The Rise and Efficiency of a Unified Interaction Team

If you’ve been at your present organization for more than 5 or 10 years (let alone those of you who’ve been around for many decades!), think about how different your operation is compared to when you started. 

Most of those changes were the result of strategic decisions based on changes in the competitive and customer landscape. Your organization has an obligation to do everything in your power to keep up with the pace of change, right?

With that in mind, isn’t it time to re-think your strategy for how you manage the people who interact with your customers every day? Not just the people in your branches, but the people who handle the majority of interactions with your customers–the ones that happen through voice and messaging.

The Efficiency of a Unified Interaction Team

Most organizations have always run a call center, but as the world became more digital, other teams were added–people who responded to emails, a group of chat agents, other people operating as part of a “digital” team. As more channels were added to the mix, new people needed to be brought on board to run those channels.

But now it’s time to consider evolving to a staffing and operational model that unifies and takes control over ALL of the interactions you’re having with customers. As organizations begin to adopt the concept of Unified Interaction Management (UIM), it becomes clear that one obvious way to start unifying things is how you staff the team(s) that are responsible for interactions.

But what if “team” was no longer plural?  What if there was just one team–an Interaction Team? In a ChannelLess™ environment, all customer interactions–regardless of channel–are managed by one unified team.

Yes, there are different jobs within that team, but not separate teams.

  • Some people are working in a Messaging environment. They are interacting with customers through chat sessions and texting (SMS). 
  • Others are working in a Voice environment. They are communicating through OnScreen Voice (or video) or by dialed-in phone calls. 
  • A third group is focused on improving the efficiency of automated interactions, using Virtual Assistants to handle specific issues and needs.
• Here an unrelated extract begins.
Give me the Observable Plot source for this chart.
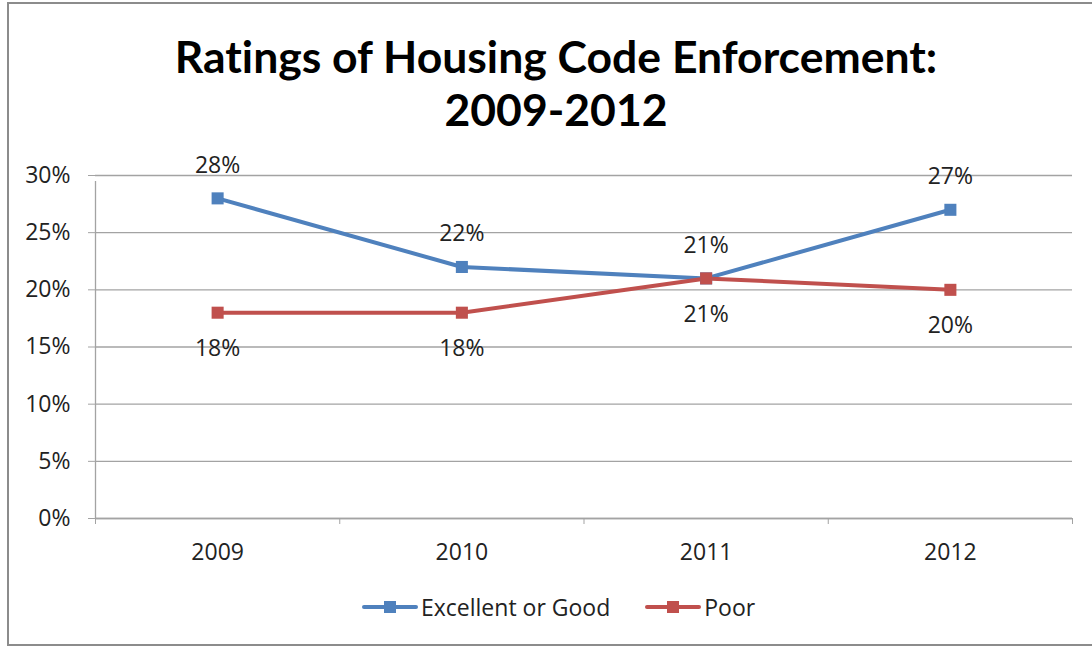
<!DOCTYPE html>
<html>
<head>
<meta charset="utf-8">
<script src="https://cdn.jsdelivr.net/npm/d3@7"></script>
<script src="https://cdn.jsdelivr.net/npm/@observablehq/plot@0.6"></script>
<style>
  html, body { margin: 0; padding: 0; background: #fff; }
  #fig { position: relative; width: 1092px; height: 649px; background: #fff; overflow: hidden; font-family: "Open Sans", sans-serif; }
  #frame { position: absolute; left: 7px; top: 2px; width: 1100px; height: 644px; border: 2px solid #8c8c8c; box-sizing: border-box; }
  #title { position: absolute; left: 556px; top: 29px; transform: translateX(-50%); white-space: nowrap; text-align: center;
           font-family: Lato, "Open Sans", sans-serif; font-weight: 700; font-size: 44.5px; line-height: 53px; color: #000;
           font-variant-ligatures: none; font-feature-settings: "liga" 0, "clig" 0; }
  #chart { position: absolute; left: 0; top: 140px; }
  #legend { position: absolute; left: 362px; top: 591px; display: flex; align-items: center; font-size: 23px; color: #222; white-space: nowrap; }
  .item { display: flex; align-items: center; margin-right: 35px; }
  .sw { position: relative; width: 56px; height: 14px; margin-right: 3px; }
  .sw .ln { position: absolute; left: 0; right: 0; top: 5px; height: 4px; border-radius: 2px; }
  .sw .mk { position: absolute; left: 22px; top: 1px; width: 12px; height: 12px; }
</style>
</head>
<body>
<div id="fig">
  <div id="frame"></div>
  <div id="title">Ratings of Housing Code Enforcement:<br>2009-2012</div>
  <div id="chart"></div>
  <div id="legend"></div>
</div>
<script>
// ---- data ----
const years = [2009, 2010, 2011, 2012];
const seriesNames = ["Excellent or Good", "Poor"];
const excellentOrGood = [28, 22, 21, 27];
const poor = [18, 18, 21, 20];
const seriesColors = ["#4f81bd", "#c0504d"];
const yTicks = [0, 5, 10, 15, 20, 25, 30];

// ---- build table ----
const rows = [];
[excellentOrGood, poor].forEach((vals, s) => {
  vals.forEach((v, i) => rows.push({series: seriesNames[s], year: years[i], value: v / 100, above: s === 0}));
});
const yTickVals = yTicks.map(d => d / 100);
const xLo = d3.min(years) - 0.5, xHi = d3.max(years) + 0.5;
const bounds = d3.range(years.length + 1).map(i => xLo + i);

const gridColor = "#a3a3a3";
const chart = Plot.plot({
  width: 1092,
  height: 440,
  marginLeft: 95,
  marginRight: 20,
  marginTop: 35,
  marginBottom: 62,
  style: {fontFamily: "Open Sans, sans-serif", fontSize: "23px", color: "#222", background: "transparent", overflow: "visible"},
  x: {type: "linear", domain: [xLo, xHi]},
  y: {domain: [0, d3.max(yTickVals)]},
  color: {domain: seriesNames, range: seriesColors},
  marks: [
    Plot.gridY(yTickVals, {stroke: gridColor, strokeOpacity: 1, strokeWidth: 1.3}),
    Plot.ruleX([xLo], {y1: 0, y2: d3.max(yTickVals), insetBottom: -6, stroke: gridColor, strokeWidth: 1.3}),
    Plot.ruleY([0], {stroke: gridColor, strokeWidth: 1.3}),
    Plot.axisY({ticks: yTickVals, tickFormat: d3.format(".0%"), tickSize: 7, tickPadding: 18, stroke: gridColor, fill: "#222", label: null}),
    Plot.axisX({ticks: bounds, tickSize: 6, tickFormat: () => "", stroke: gridColor, label: null}),
    Plot.axisX({ticks: years, tickSize: 0, tickPadding: 25, tickFormat: d => String(d), fill: "#222", label: null}),
    Plot.line(rows, {x: "year", y: "value", z: "series", stroke: "series", strokeWidth: 4}),
    Plot.dot(rows, {x: "year", y: "value", fill: "series", symbol: "square", r: 6.8}),
    Plot.text(rows.filter(d => d.above), {x: "year", y: "value", text: d => d3.format(".0%")(d.value), dy: -33, fill: "#222"}),
    Plot.text(rows.filter(d => !d.above), {x: "year", y: "value", text: d => d3.format(".0%")(d.value), dy: 36, fill: "#222"})
  ]
});
document.getElementById("chart").appendChild(chart);

// ---- legend ----
const legend = document.getElementById("legend");
seriesNames.forEach((name, i) => {
  const item = document.createElement("div");
  item.className = "item";
  const sw = document.createElement("div");
  sw.className = "sw";
  const ln = document.createElement("div"); ln.className = "ln"; ln.style.background = seriesColors[i];
  const mk = document.createElement("div"); mk.className = "mk"; mk.style.background = seriesColors[i];
  sw.appendChild(ln); sw.appendChild(mk);
  const label = document.createElement("span");
  label.textContent = name;
  item.appendChild(sw); item.appendChild(label);
  legend.appendChild(item);
});
</script>
</body>
</html>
But they’re all part of one Interaction Team, and every customer is served by this unified team. It doesn’t matter which “channel” a person chooses to contact you, each customer is managed by one team–even when it is necessary to create transitions in communication and collaboration modes within the span of a single interaction.

Ironically, the continued use of a separate call center model (or even the more evolved contact center model) is inadvertently impeding your company’s progress. A “call center” model costs more, and creates a sub-optimal experience–both for customers as well as your people.
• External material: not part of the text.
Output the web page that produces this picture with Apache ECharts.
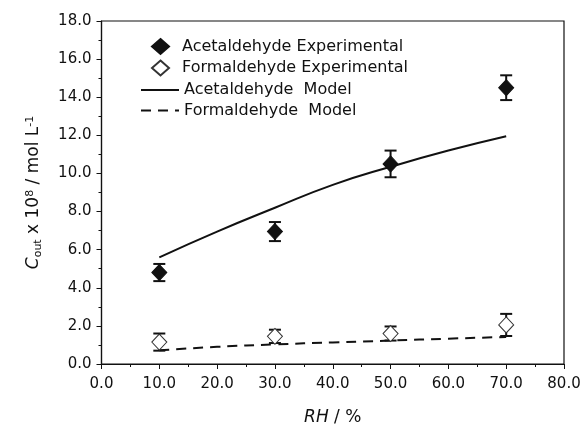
<!DOCTYPE html>
<html>
<head>
<meta charset="utf-8">
<script src="https://cdn.jsdelivr.net/npm/echarts@6/dist/echarts.min.js"></script>
<style>
html,body{margin:0;padding:0;background:#fff;}
#chart{width:584px;height:424px;}
</style>
</head>
<body>
<div id="chart"></div>
<script>
// ---- data ----
const rhValues = [10, 30, 50, 70];
const acetExp = [4.8, 6.95, 10.5, 14.5];
const acetErr = [0.45, 0.5, 0.7, 0.65];
const formExp = [1.15, 1.45, 1.6, 2.05];
const formErr = [0.45, 0.35, 0.37, 0.58];

const modelRH = [10, 20, 30, 40, 50, 60, 70];
const acetModel = [5.6, 6.95, 8.2, 9.4, 10.35, 11.2, 11.95];
const formModel = [0.72, 0.9, 1.03, 1.13, 1.23, 1.33, 1.42];

const xTicks = ['0.0','10.0','20.0','30.0','40.0','50.0','60.0','70.0','80.0'];

const FONT = 'DejaVu Sans';
const INK = '#111';

function pairs(xs, ys) { return xs.map((x, i) => [x, ys[i]]); }
function errRows(xs, ys, es) { return xs.map((x, i) => [x, ys[i] - es[i], ys[i] + es[i]]); }

function errRender(params, api) {
  const x = api.value(0);
  const lo = api.coord([x, api.value(1)]);
  const hi = api.coord([x, api.value(2)]);
  const hw = 6;
  const style = { stroke: INK, lineWidth: 2 };
  return {
    type: 'group',
    children: [
      { type: 'line', shape: { x1: lo[0], y1: lo[1], x2: hi[0], y2: hi[1] }, style: style },
      { type: 'line', shape: { x1: lo[0] - hw, y1: lo[1], x2: lo[0] + hw, y2: lo[1] }, style: style },
      { type: 'line', shape: { x1: hi[0] - hw, y1: hi[1], x2: hi[0] + hw, y2: hi[1] }, style: style }
    ]
  };
}

const chart = echarts.init(document.getElementById('chart'), null, { renderer: 'canvas' });
chart.setOption({
  animation: false,
  backgroundColor: '#fff',
  grid: { left: 101.5, right: 20, top: 21, bottom: 60, containLabel: false, outerBoundsMode: 'none',
    show: true, borderColor: INK, borderWidth: 1.2, backgroundColor: 'transparent' },
  xAxis: {
    type: 'value', min: 0, max: 80, interval: 10,
    name: '{i|RH} / %', nameLocation: 'middle', nameGap: 45,
    nameTextStyle: { fontFamily: FONT, fontSize: 17, color: INK,
      rich: { i: { fontFamily: FONT, fontSize: 17, fontStyle: 'italic', color: INK } } },
    axisLine: { show: true, onZero: false, lineStyle: { color: INK, width: 1.2 } },
    axisTick: { show: true, inside: false, length: 5, lineStyle: { color: INK } },
    minorTick: { show: true, splitNumber: 2, length: 3, lineStyle: { color: INK } },
    axisLabel: { margin: 13, fontFamily: FONT, fontSize: 15, color: INK,
      formatter: v => xTicks[Math.round(v / 10)] },
    splitLine: { show: false }
  },
  yAxis: {
    type: 'value', min: 0, max: 18, interval: 2,
    name: '{i|C}{sub|out} x 10{sup|8} / mol L{sup|-1}', nameLocation: 'middle', nameGap: 58, nameRotate: 90,
    nameTextStyle: { fontFamily: FONT, fontSize: 17, color: INK,
      rich: {
        i: { fontFamily: FONT, fontSize: 17, fontStyle: 'italic', color: INK },
        sub: { fontFamily: FONT, fontSize: 11, color: INK, verticalAlign: 'bottom', padding: [8, 0, 0, 0] },
        sup: { fontFamily: FONT, fontSize: 11, color: INK, verticalAlign: 'top', padding: [0, 0, 8, 0] }
      } },
    axisLine: { show: true, onZero: false, lineStyle: { color: INK, width: 1.2 } },
    axisTick: { show: true, inside: false, length: 5, lineStyle: { color: INK } },
    minorTick: { show: true, splitNumber: 2, length: 3, lineStyle: { color: INK } },
    axisLabel: { margin: 10, fontFamily: FONT, fontSize: 15, color: INK, formatter: v => v.toFixed(1) },
    splitLine: { show: false }
  },
  legend: [
    {
      orient: 'vertical', left: 146, top: 33, itemWidth: 17, itemHeight: 15, itemGap: 4.5,
      textStyle: { fontFamily: FONT, fontSize: 16, color: INK, padding: [0, 0, 0, 8] },
      data: [
        { name: 'Acetaldehyde Experimental', icon: 'diamond' },
        { name: 'Formaldehyde Experimental', icon: 'diamond' }
      ]
    },
    {
      orient: 'vertical', left: 135, top: 77, itemWidth: 38, itemHeight: 15, itemGap: 4.5,
      itemStyle: { color: 'rgba(0,0,0,0)', borderWidth: 0, opacity: 0 },
      textStyle: { fontFamily: FONT, fontSize: 16, color: INK },
      data: [ 'Acetaldehyde  Model', 'Formaldehyde  Model' ]
    }
  ],
  series: [
    {
      name: 'Acetaldehyde  Model', type: 'line', data: pairs(modelRH, acetModel),
      symbol: 'none', smooth: true, z: 2,
      lineStyle: { color: INK, width: 2, type: 'solid' }, itemStyle: { color: INK }
    },
    {
      name: 'Formaldehyde  Model', type: 'line', data: pairs(modelRH, formModel),
      symbol: 'none', smooth: true, z: 2,
      lineStyle: { color: INK, width: 2, type: [10, 7] }, itemStyle: { color: INK }
    },
    { type: 'custom', renderItem: errRender, data: errRows(rhValues, acetExp, acetErr), z: 3, silent: true },
    { type: 'custom', renderItem: errRender, data: errRows(rhValues, formExp, formErr), z: 3, silent: true },
    {
      name: 'Acetaldehyde Experimental', type: 'scatter', data: pairs(rhValues, acetExp),
      symbol: 'diamond', symbolSize: [15, 16], z: 4,
      itemStyle: { color: INK, borderColor: INK, borderWidth: 1, opacity: 1 }
    },
    {
      name: 'Formaldehyde Experimental', type: 'scatter', data: pairs(rhValues, formExp),
      symbol: 'diamond', symbolSize: [15, 16], z: 4,
      itemStyle: { color: '#fff', borderColor: '#333', borderWidth: 1, opacity: 1 }
    }
  ]
});
</script>
</body>
</html>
There is mounting evidence that moving to an Interaction Team model produces positive results in a number of measurable categories:

  • Reduced unnecessary phone volume
  • Shorter handle time/interaction
  • Improved NPS/CSAT
  • Lower customer effort
  • Greater employee engagement/empowerment

Final Thought: If evolving your frontline (non-branch) operation into an Interaction Team model was very hard to do then deciding whether to move in that direction would be a tough call. But based on the experiences of those organizations that are already well along their way, the transition has been surprisingly easy.

UIM is a truly customer-centric way of interacting, but it is also the optimal company-centric strategy, since it produces the exact results that every leader is being held accountable for. That’s something worth thinking about.